Given exercise.
Using the listing below, output only the lines from the one that contains "Clone this chart in Bokeh." through the one that contains "src_p = ColumnDataSource(dict(x=[p", inclusive, exactly as given and without images.

## BEGIN Entries supplied

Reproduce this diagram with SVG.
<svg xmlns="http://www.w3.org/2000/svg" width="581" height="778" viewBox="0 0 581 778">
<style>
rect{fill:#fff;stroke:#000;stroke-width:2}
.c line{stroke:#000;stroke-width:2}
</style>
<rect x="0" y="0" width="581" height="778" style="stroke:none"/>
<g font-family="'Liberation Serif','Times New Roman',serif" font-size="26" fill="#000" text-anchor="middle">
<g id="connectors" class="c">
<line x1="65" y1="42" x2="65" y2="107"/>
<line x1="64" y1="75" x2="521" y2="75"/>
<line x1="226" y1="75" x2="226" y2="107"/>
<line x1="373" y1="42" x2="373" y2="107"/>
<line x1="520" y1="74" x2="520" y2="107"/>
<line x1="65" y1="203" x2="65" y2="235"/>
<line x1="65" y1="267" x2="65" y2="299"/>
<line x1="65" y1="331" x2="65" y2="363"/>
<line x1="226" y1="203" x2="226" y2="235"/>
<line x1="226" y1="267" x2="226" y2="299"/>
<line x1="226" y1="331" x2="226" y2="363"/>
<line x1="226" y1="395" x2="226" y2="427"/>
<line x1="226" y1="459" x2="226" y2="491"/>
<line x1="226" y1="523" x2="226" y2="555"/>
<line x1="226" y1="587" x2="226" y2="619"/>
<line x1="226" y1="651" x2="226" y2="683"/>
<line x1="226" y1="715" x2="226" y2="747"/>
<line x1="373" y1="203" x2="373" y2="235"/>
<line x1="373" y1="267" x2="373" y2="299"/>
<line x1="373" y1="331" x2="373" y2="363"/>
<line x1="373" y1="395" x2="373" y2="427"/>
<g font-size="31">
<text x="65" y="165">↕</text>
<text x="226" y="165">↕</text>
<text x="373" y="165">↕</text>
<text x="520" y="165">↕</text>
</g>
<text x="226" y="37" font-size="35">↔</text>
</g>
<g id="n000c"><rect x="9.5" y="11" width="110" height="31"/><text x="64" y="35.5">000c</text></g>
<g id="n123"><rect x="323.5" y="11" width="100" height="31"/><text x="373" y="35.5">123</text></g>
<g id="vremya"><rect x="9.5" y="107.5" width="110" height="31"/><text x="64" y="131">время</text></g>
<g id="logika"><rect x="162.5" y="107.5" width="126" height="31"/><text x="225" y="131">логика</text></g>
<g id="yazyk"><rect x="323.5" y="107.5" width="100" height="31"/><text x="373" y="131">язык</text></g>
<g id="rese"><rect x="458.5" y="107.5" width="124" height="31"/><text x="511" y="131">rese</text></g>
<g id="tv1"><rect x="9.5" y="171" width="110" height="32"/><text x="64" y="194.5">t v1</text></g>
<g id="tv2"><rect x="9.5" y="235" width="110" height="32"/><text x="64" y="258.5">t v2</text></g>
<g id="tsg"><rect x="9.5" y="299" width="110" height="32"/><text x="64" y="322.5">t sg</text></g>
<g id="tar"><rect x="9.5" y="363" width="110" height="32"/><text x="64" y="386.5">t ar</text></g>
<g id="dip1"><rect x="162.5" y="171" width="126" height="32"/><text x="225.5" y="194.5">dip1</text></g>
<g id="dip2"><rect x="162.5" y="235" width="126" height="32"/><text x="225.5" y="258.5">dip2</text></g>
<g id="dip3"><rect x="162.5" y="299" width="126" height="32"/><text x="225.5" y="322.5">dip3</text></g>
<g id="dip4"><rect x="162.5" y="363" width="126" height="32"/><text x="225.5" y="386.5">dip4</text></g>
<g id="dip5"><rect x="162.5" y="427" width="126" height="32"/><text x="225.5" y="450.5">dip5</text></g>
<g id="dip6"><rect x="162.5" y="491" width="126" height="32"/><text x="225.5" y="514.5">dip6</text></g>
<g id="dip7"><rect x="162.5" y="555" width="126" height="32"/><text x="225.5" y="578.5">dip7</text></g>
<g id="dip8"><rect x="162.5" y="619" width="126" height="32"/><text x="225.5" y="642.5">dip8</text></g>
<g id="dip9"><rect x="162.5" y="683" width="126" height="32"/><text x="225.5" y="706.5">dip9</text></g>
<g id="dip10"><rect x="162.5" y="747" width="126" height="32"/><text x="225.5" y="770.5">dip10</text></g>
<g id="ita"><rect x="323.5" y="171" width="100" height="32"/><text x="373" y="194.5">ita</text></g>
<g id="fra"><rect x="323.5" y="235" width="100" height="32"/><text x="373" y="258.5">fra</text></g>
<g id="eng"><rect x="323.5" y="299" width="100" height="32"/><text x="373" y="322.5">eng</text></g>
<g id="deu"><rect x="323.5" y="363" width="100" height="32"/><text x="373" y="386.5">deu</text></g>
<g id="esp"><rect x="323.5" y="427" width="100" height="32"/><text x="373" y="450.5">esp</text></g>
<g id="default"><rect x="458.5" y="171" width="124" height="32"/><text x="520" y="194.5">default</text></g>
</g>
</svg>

## END Entries supplied
## BEGIN Entries supplied

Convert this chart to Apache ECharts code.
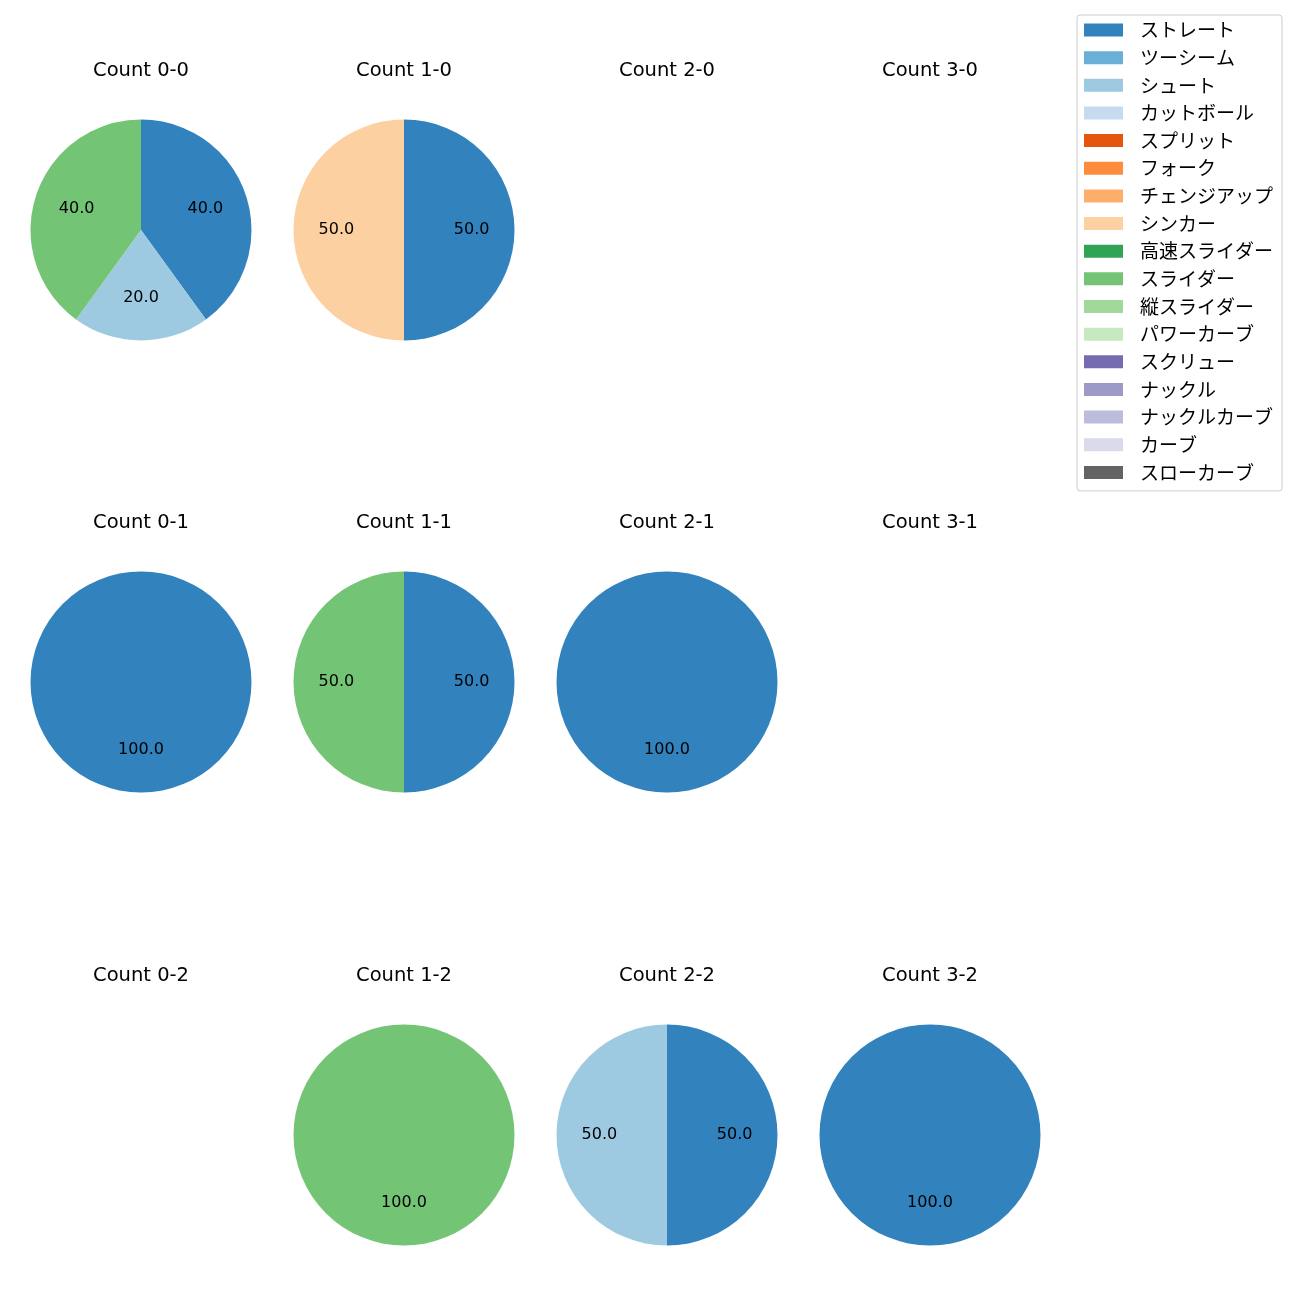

## END Entries supplied
## BEGIN Entries supplied

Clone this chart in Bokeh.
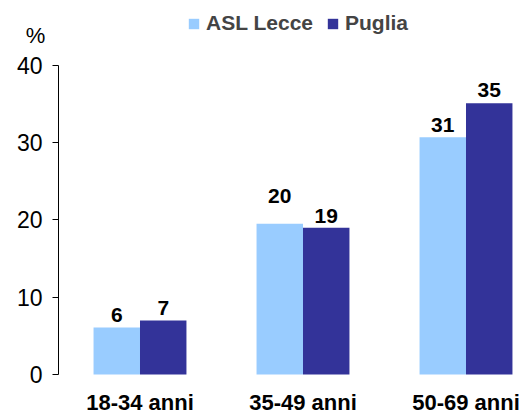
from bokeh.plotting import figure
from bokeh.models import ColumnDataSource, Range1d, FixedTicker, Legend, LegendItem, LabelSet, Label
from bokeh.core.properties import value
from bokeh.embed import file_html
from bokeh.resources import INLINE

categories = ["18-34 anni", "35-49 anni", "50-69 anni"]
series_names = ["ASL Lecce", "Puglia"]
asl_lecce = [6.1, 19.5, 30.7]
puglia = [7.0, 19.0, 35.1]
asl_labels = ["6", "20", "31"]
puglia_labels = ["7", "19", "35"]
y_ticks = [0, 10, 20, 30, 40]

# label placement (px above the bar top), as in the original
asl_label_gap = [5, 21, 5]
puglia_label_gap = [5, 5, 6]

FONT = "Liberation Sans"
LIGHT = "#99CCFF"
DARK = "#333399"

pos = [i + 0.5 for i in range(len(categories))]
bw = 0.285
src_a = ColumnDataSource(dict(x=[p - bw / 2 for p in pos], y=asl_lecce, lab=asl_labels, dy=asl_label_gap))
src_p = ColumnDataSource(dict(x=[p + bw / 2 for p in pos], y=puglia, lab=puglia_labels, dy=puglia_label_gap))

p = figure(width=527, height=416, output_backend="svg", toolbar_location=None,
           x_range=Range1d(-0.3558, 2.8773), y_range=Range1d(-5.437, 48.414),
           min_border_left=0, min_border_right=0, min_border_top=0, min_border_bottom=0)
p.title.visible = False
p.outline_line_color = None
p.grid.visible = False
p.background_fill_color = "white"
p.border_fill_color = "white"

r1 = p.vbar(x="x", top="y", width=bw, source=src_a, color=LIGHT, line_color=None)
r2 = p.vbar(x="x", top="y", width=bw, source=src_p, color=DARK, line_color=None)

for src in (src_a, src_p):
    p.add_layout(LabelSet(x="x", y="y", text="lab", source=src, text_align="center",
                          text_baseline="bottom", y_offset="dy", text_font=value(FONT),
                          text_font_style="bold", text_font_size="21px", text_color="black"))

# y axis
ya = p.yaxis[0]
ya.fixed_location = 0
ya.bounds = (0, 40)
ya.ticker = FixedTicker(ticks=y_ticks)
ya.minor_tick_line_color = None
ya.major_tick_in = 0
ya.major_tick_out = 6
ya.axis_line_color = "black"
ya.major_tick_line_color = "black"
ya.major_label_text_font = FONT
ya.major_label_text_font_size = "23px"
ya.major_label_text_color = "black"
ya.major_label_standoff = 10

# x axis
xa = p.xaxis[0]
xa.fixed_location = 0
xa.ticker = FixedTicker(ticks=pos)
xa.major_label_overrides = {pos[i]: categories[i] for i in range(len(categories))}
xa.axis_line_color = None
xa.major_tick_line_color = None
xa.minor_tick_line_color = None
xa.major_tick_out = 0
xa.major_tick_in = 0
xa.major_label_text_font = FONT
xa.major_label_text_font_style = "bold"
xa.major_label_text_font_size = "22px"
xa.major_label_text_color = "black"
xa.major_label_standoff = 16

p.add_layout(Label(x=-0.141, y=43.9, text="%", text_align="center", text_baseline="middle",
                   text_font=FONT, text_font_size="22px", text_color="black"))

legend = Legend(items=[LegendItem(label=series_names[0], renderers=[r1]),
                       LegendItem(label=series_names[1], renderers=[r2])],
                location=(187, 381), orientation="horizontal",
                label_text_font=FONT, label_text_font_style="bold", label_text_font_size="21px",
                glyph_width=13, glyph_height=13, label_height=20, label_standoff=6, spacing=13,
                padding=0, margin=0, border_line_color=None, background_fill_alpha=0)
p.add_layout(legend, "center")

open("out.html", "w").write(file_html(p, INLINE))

## END Entries supplied

Task output.
Clone this chart in Bokeh.
from bokeh.plotting import figure
from bokeh.models import ColumnDataSource, Range1d, FixedTicker, Legend, LegendItem, LabelSet, Label
from bokeh.core.properties import value
from bokeh.embed import file_html
from bokeh.resources import INLINE

categories = ["18-34 anni", "35-49 anni", "50-69 anni"]
series_names = ["ASL Lecce", "Puglia"]
asl_lecce = [6.1, 19.5, 30.7]
puglia = [7.0, 19.0, 35.1]
asl_labels = ["6", "20", "31"]
puglia_labels = ["7", "19", "35"]
y_ticks = [0, 10, 20, 30, 40]

# label placement (px above the bar top), as in the original
asl_label_gap = [5, 21, 5]
puglia_label_gap = [5, 5, 6]

FONT = "Liberation Sans"
LIGHT = "#99CCFF"
DARK = "#333399"

pos = [i + 0.5 for i in range(len(categories))]
bw = 0.285
src_a = ColumnDataSource(dict(x=[p - bw / 2 for p in pos], y=asl_lecce, lab=asl_labels, dy=asl_label_gap))
src_p = ColumnDataSource(dict(x=[p + bw / 2 for p in pos], y=puglia, lab=puglia_labels, dy=puglia_label_gap))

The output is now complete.